* **What the task asks**
Without the images, write out the whole listing exactly.

* **Information provided**
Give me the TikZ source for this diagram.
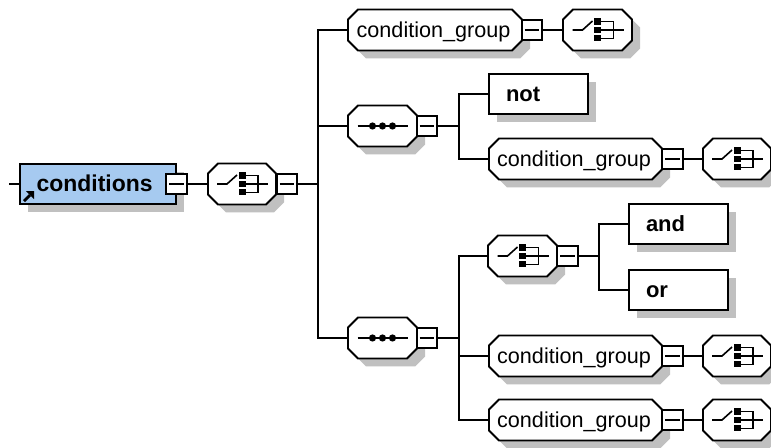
\documentclass[tikz,border=0pt]{standalone}
\usepackage{fontspec}
\setmainfont{Liberation Sans}
\usetikzlibrary{calc}
\definecolor{shadowgray}{HTML}{C0C0C0}
\definecolor{elemblue}{HTML}{A6CAF0}
\tikzset{
  x=0.75pt,y=-0.75pt,
  ln/.style={line width=1.35pt,draw=black},
  octtext/.style={shape=rectangle,inner sep=0pt,outer sep=0pt,minimum height=30.5pt,text height=15.5pt,text depth=4pt,
     font=\fontsize{16.2pt}{18pt}\selectfont},
  minusbox/.style={shape=rectangle,ln,fill=white,inner sep=0pt,outer sep=0pt,minimum width=15.4pt,minimum height=15.4pt,
     path picture={\draw[line width=1pt] ([xshift=2.2pt]path picture bounding box.west) -- ([xshift=-2.2pt]path picture bounding box.east);}},
  elem/.style={shape=rectangle,ln,fill=white,inner sep=0pt,outer sep=0pt,minimum height=30.2pt,align=left,
     text height=15.5pt,text depth=4pt,font=\fontsize{16.5pt}{18pt}\selectfont\bfseries},
  choiceicon/.pic={
    \draw[line width=1.2pt] (-25,0) -- (-15,0) -- (-5,-9);
    \fill (-3.5,-11.5) rectangle (3.5,-5);
    \fill (-3.5,-3.2) rectangle (3.5,3.2);
    \fill (-3.5,5) rectangle (3.5,11.5);
    \draw[line width=1.2pt] (3,-8.5) -- (16,-8.5) -- (16,8.5) -- (3,8.5);
    \draw[line width=1.2pt] (3,0) -- (26,0);
  },
  seqicon/.pic={
    \draw[line width=1.2pt] (-25,0) -- (25,0);
    \fill (-10,0) circle (2.7pt);
    \fill (0,0) circle (2.7pt);
    \fill (10,0) circle (2.7pt);
  }
}
% name, cx, cy, half width, text
\newcommand\Octa[5]{%
  \fill[shadowgray,shift={(#2+8,#3+8)}] (-#4,-10.5) -- (-#4+10,-20.5) -- (#4-10,-20.5) -- (#4,-10.5) -- (#4,10.5) -- (#4-10,20.5) -- (-#4+10,20.5) -- (-#4,10.5) -- cycle;
  \filldraw[ln,fill=white,shift={(#2,#3)}] (-#4,-10.5) -- (-#4+10,-20.5) -- (#4-10,-20.5) -- (#4,-10.5) -- (#4,10.5) -- (#4-10,20.5) -- (-#4+10,20.5) -- (-#4,10.5) -- cycle;
  \node[octtext,minimum width={2*#4*0.75pt}] (#1) at (#2,#3) {#5};
}
% name, left, right, cy
\newcommand\Elem[6]{%
  \fill[shadowgray] (#2+8,#4-20+8) rectangle (#3+8,#4+20+8);
  \node[elem,#5,text width={(#3-#2)*0.75pt},minimum width={(#3-#2)*0.75pt}] (#1) at ({(#2+#3)/2},#4) {#6};
}
\begin{document}
\begin{tikzpicture}
\useasboundingbox[fill=white] (0,0) rectangle (771,448);

% root
\coordinate (start) at (9,184);
\Elem{cond}{20}{176}{184}{fill=elemblue}{\hspace*{12.5pt}\fontsize{17.2pt}{18pt}\selectfont conditions}
\fill ($(cond.south west)+(14,-13)$) -- ($(cond.south west)+(6,-13)$) -- ($(cond.south west)+(14,-5)$) -- cycle;
\draw[line width=2pt] ($(cond.south west)+(4,-3)$) -- ($(cond.south west)+(10,-9)$);
\node[minusbox] (m0) at (176.5,184) {};
\Octa{c0}{242}{184}{34}{}
\pic at (c0.center) {choiceicon};
\node[minusbox] (m1) at (287,184) {};
\coordinate (j0) at (318,184);

% first branch
\Octa{g1}{435}{30}{87}{\kern-2.2pt condition\_group}
\node[minusbox] (mg1) at (532,30) {};
\Octa{cg1}{597.5}{30}{34.5}{}
\pic at (cg1.center) {choiceicon};

% second branch
\Octa{s1}{382.5}{126}{34.5}{}
\pic at (s1.center) {seqicon};
\node[minusbox] (ms1) at (427,126) {};
\coordinate (j1) at (459,126);
\Elem{not}{489}{588}{94}{}{\hspace*{12.75pt}not}
\Octa{g2}{575.5}{159}{86.5}{\kern-2.2pt condition\_group}
\node[minusbox] (mg2) at (672.5,159) {};
\Octa{cg2}{737}{159}{34}{}
\pic at (cg2.center) {choiceicon};

% third branch
\Octa{s2}{382.5}{338}{34.5}{}
\pic at (s2.center) {seqicon};
\node[minusbox] (ms2) at (427,338) {};
\coordinate (j2) at (459,338);
\Octa{c3}{522.5}{256}{34.5}{}
\pic at (c3.center) {choiceicon};
\node[minusbox] (mc3) at (567.5,256) {};
\coordinate (j3) at (599,256);
\Elem{and}{629}{728}{224}{}{\hspace*{12.75pt}and}
\Elem{or}{629}{728}{290}{}{\hspace*{12.75pt}or}
\Octa{g3}{575.5}{356}{86.5}{\kern-2.2pt condition\_group}
\node[minusbox] (mg3) at (672.5,356) {};
\Octa{cg3}{737}{356}{34}{}
\pic at (cg3.center) {choiceicon};
\Octa{g4}{575.5}{420}{86.5}{\kern-2.2pt condition\_group}
\node[minusbox] (mg4) at (672.5,420) {};
\Octa{cg4}{737}{420}{34}{}
\pic at (cg4.center) {choiceicon};

% connectors
\draw[ln] (start) -- (cond.west);
\draw[ln] (m0.east) -- (c0.west);
\draw[ln] (m1.east) -- (j0);
\draw[ln] (j0) |- (g1.west);
\draw[ln] (j0) |- (s1.west);
\draw[ln] (j0) |- (s2.west);
\draw[ln] (mg1.east) -- (cg1.west);
\draw[ln] (ms1.east) -- (j1);
\draw[ln] (j1) |- (not.west);
\draw[ln] (j1) |- (g2.west);
\draw[ln] (mg2.east) -- (cg2.west);
\draw[ln] (ms2.east) -- (j2);
\draw[ln] (j2) |- (c3.west);
\draw[ln] (j2) |- (g3.west);
\draw[ln] (j2) |- (g4.west);
\draw[ln] (mc3.east) -- (j3);
\draw[ln] (j3) |- (and.west);
\draw[ln] (j3) |- (or.west);
\draw[ln] (mg3.east) -- (cg3.west);
\draw[ln] (mg4.east) -- (cg4.west);
\end{tikzpicture}
\end{document}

* **Exercise output**
Give me the TikZ source for this diagram.
\documentclass[tikz,border=0pt]{standalone}
\usepackage{fontspec}
\setmainfont{Liberation Sans}
\usetikzlibrary{calc}
\definecolor{shadowgray}{HTML}{C0C0C0}
\definecolor{elemblue}{HTML}{A6CAF0}
\tikzset{
  x=0.75pt,y=-0.75pt,
  ln/.style={line width=1.35pt,draw=black},
  octtext/.style={shape=rectangle,inner sep=0pt,outer sep=0pt,minimum height=30.5pt,text height=15.5pt,text depth=4pt,
     font=\fontsize{16.2pt}{18pt}\selectfont},
  minusbox/.style={shape=rectangle,ln,fill=white,inner sep=0pt,outer sep=0pt,minimum width=15.4pt,minimum height=15.4pt,
     path picture={\draw[line width=1pt] ([xshift=2.2pt]path picture bounding box.west) -- ([xshift=-2.2pt]path picture bounding box.east);}},
  elem/.style={shape=rectangle,ln,fill=white,inner sep=0pt,outer sep=0pt,minimum height=30.2pt,align=left,
     text height=15.5pt,text depth=4pt,font=\fontsize{16.5pt}{18pt}\selectfont\bfseries},
  choiceicon/.pic={
    \draw[line width=1.2pt] (-25,0) -- (-15,0) -- (-5,-9);
    \fill (-3.5,-11.5) rectangle (3.5,-5);
    \fill (-3.5,-3.2) rectangle (3.5,3.2);
    \fill (-3.5,5) rectangle (3.5,11.5);
    \draw[line width=1.2pt] (3,-8.5) -- (16,-8.5) -- (16,8.5) -- (3,8.5);
    \draw[line width=1.2pt] (3,0) -- (26,0);
  },
  seqicon/.pic={
    \draw[line width=1.2pt] (-25,0) -- (25,0);
    \fill (-10,0) circle (2.7pt);
    \fill (0,0) circle (2.7pt);
    \fill (10,0) circle (2.7pt);
  }
}
% name, cx, cy, half width, text
\newcommand\Octa[5]{%
  \fill[shadowgray,shift={(#2+8,#3+8)}] (-#4,-10.5) -- (-#4+10,-20.5) -- (#4-10,-20.5) -- (#4,-10.5) -- (#4,10.5) -- (#4-10,20.5) -- (-#4+10,20.5) -- (-#4,10.5) -- cycle;
  \filldraw[ln,fill=white,shift={(#2,#3)}] (-#4,-10.5) -- (-#4+10,-20.5) -- (#4-10,-20.5) -- (#4,-10.5) -- (#4,10.5) -- (#4-10,20.5) -- (-#4+10,20.5) -- (-#4,10.5) -- cycle;
  \node[octtext,minimum width={2*#4*0.75pt}] (#1) at (#2,#3) {#5};
}
% name, left, right, cy
\newcommand\Elem[6]{%
  \fill[shadowgray] (#2+8,#4-20+8) rectangle (#3+8,#4+20+8);
  \node[elem,#5,text width={(#3-#2)*0.75pt},minimum width={(#3-#2)*0.75pt}] (#1) at ({(#2+#3)/2},#4) {#6};
}
\begin{document}
\begin{tikzpicture}
\useasboundingbox[fill=white] (0,0) rectangle (771,448);

% root
\coordinate (start) at (9,184);
\Elem{cond}{20}{176}{184}{fill=elemblue}{\hspace*{12.5pt}\fontsize{17.2pt}{18pt}\selectfont conditions}
\fill ($(cond.south west)+(14,-13)$) -- ($(cond.south west)+(6,-13)$) -- ($(cond.south west)+(14,-5)$) -- cycle;
\draw[line width=2pt] ($(cond.south west)+(4,-3)$) -- ($(cond.south west)+(10,-9)$);
\node[minusbox] (m0) at (176.5,184) {};
\Octa{c0}{242}{184}{34}{}
\pic at (c0.center) {choiceicon};
\node[minusbox] (m1) at (287,184) {};
\coordinate (j0) at (318,184);

% first branch
\Octa{g1}{435}{30}{87}{\kern-2.2pt condition\_group}
\node[minusbox] (mg1) at (532,30) {};
\Octa{cg1}{597.5}{30}{34.5}{}
\pic at (cg1.center) {choiceicon};

% second branch
\Octa{s1}{382.5}{126}{34.5}{}
\pic at (s1.center) {seqicon};
\node[minusbox] (ms1) at (427,126) {};
\coordinate (j1) at (459,126);
\Elem{not}{489}{588}{94}{}{\hspace*{12.75pt}not}
\Octa{g2}{575.5}{159}{86.5}{\kern-2.2pt condition\_group}
\node[minusbox] (mg2) at (672.5,159) {};
\Octa{cg2}{737}{159}{34}{}
\pic at (cg2.center) {choiceicon};

% third branch
\Octa{s2}{382.5}{338}{34.5}{}
\pic at (s2.center) {seqicon};
\node[minusbox] (ms2) at (427,338) {};
\coordinate (j2) at (459,338);
\Octa{c3}{522.5}{256}{34.5}{}
\pic at (c3.center) {choiceicon};
\node[minusbox] (mc3) at (567.5,256) {};
\coordinate (j3) at (599,256);
\Elem{and}{629}{728}{224}{}{\hspace*{12.75pt}and}
\Elem{or}{629}{728}{290}{}{\hspace*{12.75pt}or}
\Octa{g3}{575.5}{356}{86.5}{\kern-2.2pt condition\_group}
\node[minusbox] (mg3) at (672.5,356) {};
\Octa{cg3}{737}{356}{34}{}
\pic at (cg3.center) {choiceicon};
\Octa{g4}{575.5}{420}{86.5}{\kern-2.2pt condition\_group}
\node[minusbox] (mg4) at (672.5,420) {};
\Octa{cg4}{737}{420}{34}{}
\pic at (cg4.center) {choiceicon};

% connectors
\draw[ln] (start) -- (cond.west);
\draw[ln] (m0.east) -- (c0.west);
\draw[ln] (m1.east) -- (j0);
\draw[ln] (j0) |- (g1.west);
\draw[ln] (j0) |- (s1.west);
\draw[ln] (j0) |- (s2.west);
\draw[ln] (mg1.east) -- (cg1.west);
\draw[ln] (ms1.east) -- (j1);
\draw[ln] (j1) |- (not.west);
\draw[ln] (j1) |- (g2.west);
\draw[ln] (mg2.east) -- (cg2.west);
\draw[ln] (ms2.east) -- (j2);
\draw[ln] (j2) |- (c3.west);
\draw[ln] (j2) |- (g3.west);
\draw[ln] (j2) |- (g4.west);
\draw[ln] (mc3.east) -- (j3);
\draw[ln] (j3) |- (and.west);
\draw[ln] (j3) |- (or.west);
\draw[ln] (mg3.east) -- (cg3.west);
\draw[ln] (mg4.east) -- (cg4.west);
\end{tikzpicture}
\end{document}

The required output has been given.